§ **DATASET CONTENT**
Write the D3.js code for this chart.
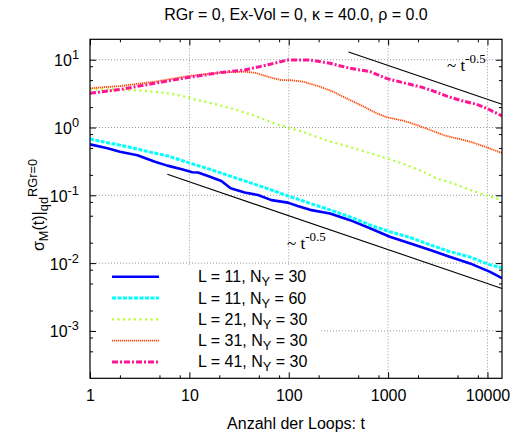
<!DOCTYPE html>
<html>
<head>
<meta charset="utf-8">
<script src="https://cdn.jsdelivr.net/npm/d3@7/dist/d3.min.js"></script>
<style>
  body { margin: 0; background: #fff; }
  text { font-family: "Liberation Sans", Arial, sans-serif; fill: #000; }
</style>
</head>
<body>
<svg id="chart" width="516" height="439"></svg>
<script>
// ---- data: sigma_M(t) vs number of loops t ----
const tL11N30 = [1, 1.5, 2, 3, 4.5, 6, 8.4, 10.7, 12.2, 15.4, 21, 26, 36, 49, 67, 98, 123, 164, 260, 414, 657, 1040, 1650, 2650, 4160, 6660, 10500, 14000];
const vL11N30 = [0.565, 0.493, 0.44, 0.39, 0.313, 0.274, 0.242, 0.219, 0.217, 0.193, 0.163, 0.127, 0.11, 0.101, 0.085, 0.078, 0.0695, 0.061, 0.054, 0.043, 0.0326, 0.0245, 0.0196, 0.0156, 0.0124, 0.0099, 0.0075, 0.006];

const tL11N60 = [1, 1.5, 2.4, 3.85, 6.1, 9.8, 15.4, 24.5, 39, 62, 98, 123, 164, 260, 414, 657, 1040, 1650, 2650, 4160, 6660, 10500, 14000];
const vL11N60 = [0.678, 0.597, 0.52, 0.44, 0.38, 0.303, 0.247, 0.197, 0.157, 0.125, 0.098, 0.088, 0.076, 0.061, 0.048, 0.0365, 0.029, 0.024, 0.0186, 0.0148, 0.0123, 0.0095, 0.0085];

const tL21N30 = [1, 1.5, 2.4, 3.85, 6.1, 8.4, 11.3, 18, 28.5, 45.5, 72, 98, 140, 190, 260, 355, 522, 770, 1040, 1530, 2250, 3060, 4500, 6660, 9850, 14000];
const vL21N30 = [3.66, 3.66, 3.57, 3.44, 3.2, 2.93, 2.6, 2.22, 1.85, 1.49, 1.14, 1.0, 0.86, 0.73, 0.62, 0.55, 0.466, 0.39, 0.34, 0.28, 0.223, 0.178, 0.15, 0.12, 0.099, 0.085];

const tL31N30 = [1, 2.07, 4.48, 9.9, 21, 36, 45.5, 62, 84, 103, 140, 205, 280, 380, 522, 770, 960, 1420, 1940, 2650, 3600, 4920, 6660, 9850, 14000];
const vL31N30 = [3.79, 4.1, 4.74, 5.75, 6.5, 6.66, 6.43, 5.6, 5.0, 5.0, 4.74, 4.0, 3.37, 2.7, 2.16, 1.62, 1.42, 1.26, 1.09, 0.92, 0.775, 0.69, 0.62, 0.51, 0.42];

const tL41N30 = [1, 2.06, 4.48, 9.9, 21, 36, 62, 98, 164, 260, 414, 657, 960, 1420, 2090, 2860, 3900, 5700, 7780, 9850, 14000];
const vL41N30 = [3.19, 3.66, 4.49, 5.5, 6.5, 7.05, 8.45, 9.9, 9.9, 8.85, 7.47, 6.66, 5.3, 4.58, 4.0, 3.45, 2.9, 2.45, 2.2, 1.92, 1.48];

// power-law guides  ~ C * t^-0.5
const guideUpperT = [400, 14000];
const guideUpperC = 260;
const guideLowerT = [6, 14000];
const guideLowerC = 0.5;
const guideExponent = -0.5;

const xTicks = [1, 10, 100, 1000, 10000];
const xTickLabels = ["1", "10", "100", "1000", "10000"];
const yTicks = [10, 1, 0.1, 0.01, 0.001];
const yTickExponents = ["1", "0", "-1", "-2", "-3"];
const minorMantissas = [2, 5, 8];

const legendLabels = [["L = 11, N", "Y", " = 30"], ["L = 11, N", "Y", " = 60"], ["L = 21, N", "Y", " = 30"], ["L = 31, N", "Y", " = 30"], ["L = 41, N", "Y", " = 30"]];

// ---- layout ----
const svg = d3.select("#chart");
const M = { left: 90, right: 502, top: 39.3, bottom: 378.3 };
const x = d3.scaleLog().domain([1, 14000]).range([M.left, M.right]);
const y = d3.scaleLog().domain([2e-4, 20]).range([M.bottom, M.top]);

const series = [
  { t: tL11N30, v: vL11N30, color: "#0000ff", width: 2.6, dash: null },
  { t: tL11N60, v: vL11N60, color: "#00ffff", width: 3, dash: "4,1.5" },
  { t: tL21N30, v: vL21N30, color: "#adff2f", width: 2.2, dash: "2,3.5" },
  { t: tL31N30, v: vL31N30, color: "#ff4500", width: 1.8, dash: "1.2,0.8" },
  { t: tL41N30, v: vL41N30, color: "#ff1493", width: 3, dash: "6,2,2,2" }
];

// minor tick values between the decades
const minorX = [], minorY = [];
for (let e = 0; e <= 4; e++) minorMantissas.forEach(m => { const v = m * Math.pow(10, e); if (v < 14000) minorX.push(v); });
for (let e = -4; e <= 1; e++) minorMantissas.forEach(m => { const v = m * Math.pow(10, e); if (v > 2e-4 && v < 20) minorY.push(v); });

// ---- grid ----
const grid = svg.append("g").attr("stroke", "#999").attr("stroke-width", 1).attr("stroke-dasharray", "1,2");
grid.selectAll("line.gx").data(xTicks.filter(d => d > 1)).enter().append("line")
  .attr("x1", d => x(d)).attr("x2", d => x(d)).attr("y1", M.top).attr("y2", M.bottom);
grid.selectAll("line.gy").data(yTicks).enter().append("line")
  .attr("x1", M.left).attr("x2", M.right).attr("y1", d => y(d)).attr("y2", d => y(d));

// key background hides the grid beneath it
svg.append("rect").attr("x", M.left + 1).attr("y", 265).attr("width", 230).attr("height", M.bottom - 265 - 0.5).attr("fill", "#fff");

// ---- guides ----
const gLine = d3.line().x(d => x(d[0])).y(d => y(d[1]));
[[guideUpperT, guideUpperC], [guideLowerT, guideLowerC]].forEach(([ts, c]) => {
  svg.append("path").datum(ts.map(t => [t, c * Math.pow(t, guideExponent)]))
    .attr("d", gLine).attr("fill", "none").attr("stroke", "#000").attr("stroke-width", 1.1);
});

// ---- curves ----
svg.append("clipPath").attr("id", "plotclip").append("rect")
  .attr("x", M.left).attr("y", M.top).attr("width", M.right - M.left).attr("height", M.bottom - M.top);
series.forEach(s => {
  svg.append("path").datum(s.t.map((t, i) => [t, s.v[i]]))
    .attr("clip-path", "url(#plotclip)")
    .attr("d", gLine).attr("fill", "none").attr("stroke", s.color)
    .attr("stroke-width", s.width).attr("stroke-dasharray", s.dash)
    .attr("stroke-linejoin", "round");
});

// ---- axes (ticks point inward, mirrored on top/right) ----
function styleAxis(g) { g.select(".domain").remove(); g.selectAll(".tick line").attr("stroke", "#000"); }
const fs = 16;
svg.append("g").attr("transform", `translate(0,${M.bottom})`)
  .call(d3.axisBottom(x).tickValues(xTicks).tickSize(-6).tickPadding(11).tickFormat((d, i) => xTickLabels[i]))
  .call(styleAxis)
  .call(g => g.selectAll("text").attr("font-size", fs).attr("font-family", "Liberation Sans, Arial, sans-serif").attr("fill", "#000").attr("dy", "0.75em"));
svg.append("g").attr("transform", `translate(0,${M.bottom})`).call(d3.axisBottom(x).tickValues(minorX).tickSize(-3).tickFormat("")).call(styleAxis);
svg.append("g").attr("transform", `translate(0,${M.top})`).call(d3.axisTop(x).tickValues(xTicks).tickSize(-6).tickFormat("")).call(styleAxis);
svg.append("g").attr("transform", `translate(0,${M.top})`).call(d3.axisTop(x).tickValues(minorX).tickSize(-3).tickFormat("")).call(styleAxis);

const yAx = svg.append("g").attr("transform", `translate(${M.left},0)`)
  .call(d3.axisLeft(y).tickValues(yTicks).tickSize(-6).tickPadding(11).tickFormat(""))
  .call(styleAxis);
yAx.selectAll(".tick").append("text")
  .attr("x", -11).attr("y", 6).attr("text-anchor", "end").attr("font-size", fs)
  .each(function (d, i) {
    const t = d3.select(this);
    t.append("tspan").text("10");
    t.append("tspan").attr("font-size", fs * 0.8).attr("dy", -7).text(yTickExponents[i]);
  });
svg.append("g").attr("transform", `translate(${M.left},0)`).call(d3.axisLeft(y).tickValues(minorY).tickSize(-3).tickFormat("")).call(styleAxis);
svg.append("g").attr("transform", `translate(${M.right},0)`).call(d3.axisRight(y).tickValues(yTicks).tickSize(-6).tickFormat("")).call(styleAxis);
svg.append("g").attr("transform", `translate(${M.right},0)`).call(d3.axisRight(y).tickValues(minorY).tickSize(-3).tickFormat("")).call(styleAxis);

svg.append("rect").attr("x", M.left).attr("y", M.top).attr("width", M.right - M.left).attr("height", M.bottom - M.top)
  .attr("fill", "none").attr("stroke", "#000").attr("stroke-width", 1.2);

// ---- guide labels ----
function powerLabel(px, py) {
  const t = svg.append("text").attr("x", px).attr("y", py).attr("font-size", 17)
    .style("font-family", "'Liberation Serif', 'Times New Roman', serif");
  t.append("tspan").text("~ t");
  t.append("tspan").attr("font-size", 13).attr("dy", -8).text("-0.5");
}
powerLabel(447, 71);
powerLabel(287, 249);

// ---- key ----
const key = svg.append("g");
legendLabels.forEach((lab, i) => {
  const s = series[i];
  const cy = 276.7 + i * 21.3;
  key.append("line").attr("x1", 112).attr("x2", 159).attr("y1", cy).attr("y2", cy)
    .attr("stroke", s.color).attr("stroke-width", s.width).attr("stroke-dasharray", s.dash);
  const t = key.append("text").attr("x", 198).attr("y", cy + 5.5).attr("font-size", fs);
  t.append("tspan").text(lab[0]);
  t.append("tspan").attr("font-size", fs * 0.8).attr("dy", 4).text(lab[1]);
  t.append("tspan").attr("dy", -4).text(lab[2]);
});

// ---- titles ----
svg.append("text").attr("x", 296).attr("y", 20).attr("text-anchor", "middle").attr("font-size", fs)
  .text("RGr = 0, Ex-Vol = 0, κ = 40.0, ρ = 0.0");
svg.append("text").attr("x", 296).attr("y", 429).attr("text-anchor", "middle").attr("font-size", fs)
  .text("Anzahl der Loops: t");
const yl = svg.append("text").attr("transform", "translate(44,205) rotate(-90)").attr("text-anchor", "middle").attr("font-size", fs);
yl.append("tspan").text("σ");
yl.append("tspan").attr("font-size", fs * 0.8).attr("dy", 4).text("M");
yl.append("tspan").attr("dy", -4).text("(t)|");
yl.append("tspan").attr("font-size", fs * 0.8).attr("dy", 4).text("qd");
yl.append("tspan").attr("font-size", fs * 0.8).attr("dy", -11).text("RGr=0");
</script>
</body>
</html>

§ **WRITTEN EXERCISE**
Copy nothing but the lines from the first one in the listing through the line with "0.0123, 0.0095, 0.0085];", and omit the pictures.

§ **OUTPUT BELOW**
Write the D3.js code for this chart.
<!DOCTYPE html>
<html>
<head>
<meta charset="utf-8">
<script src="https://cdn.jsdelivr.net/npm/d3@7/dist/d3.min.js"></script>
<style>
  body { margin: 0; background: #fff; }
  text { font-family: "Liberation Sans", Arial, sans-serif; fill: #000; }
</style>
</head>
<body>
<svg id="chart" width="516" height="439"></svg>
<script>
// ---- data: sigma_M(t) vs number of loops t ----
const tL11N30 = [1, 1.5, 2, 3, 4.5, 6, 8.4, 10.7, 12.2, 15.4, 21, 26, 36, 49, 67, 98, 123, 164, 260, 414, 657, 1040, 1650, 2650, 4160, 6660, 10500, 14000];
const vL11N30 = [0.565, 0.493, 0.44, 0.39, 0.313, 0.274, 0.242, 0.219, 0.217, 0.193, 0.163, 0.127, 0.11, 0.101, 0.085, 0.078, 0.0695, 0.061, 0.054, 0.043, 0.0326, 0.0245, 0.0196, 0.0156, 0.0124, 0.0099, 0.0075, 0.006];

const tL11N60 = [1, 1.5, 2.4, 3.85, 6.1, 9.8, 15.4, 24.5, 39, 62, 98, 123, 164, 260, 414, 657, 1040, 1650, 2650, 4160, 6660, 10500, 14000];
const vL11N60 = [0.678, 0.597, 0.52, 0.44, 0.38, 0.303, 0.247, 0.197, 0.157, 0.125, 0.098, 0.088, 0.076, 0.061, 0.048, 0.0365, 0.029, 0.024, 0.0186, 0.0148, 0.0123, 0.0095, 0.0085];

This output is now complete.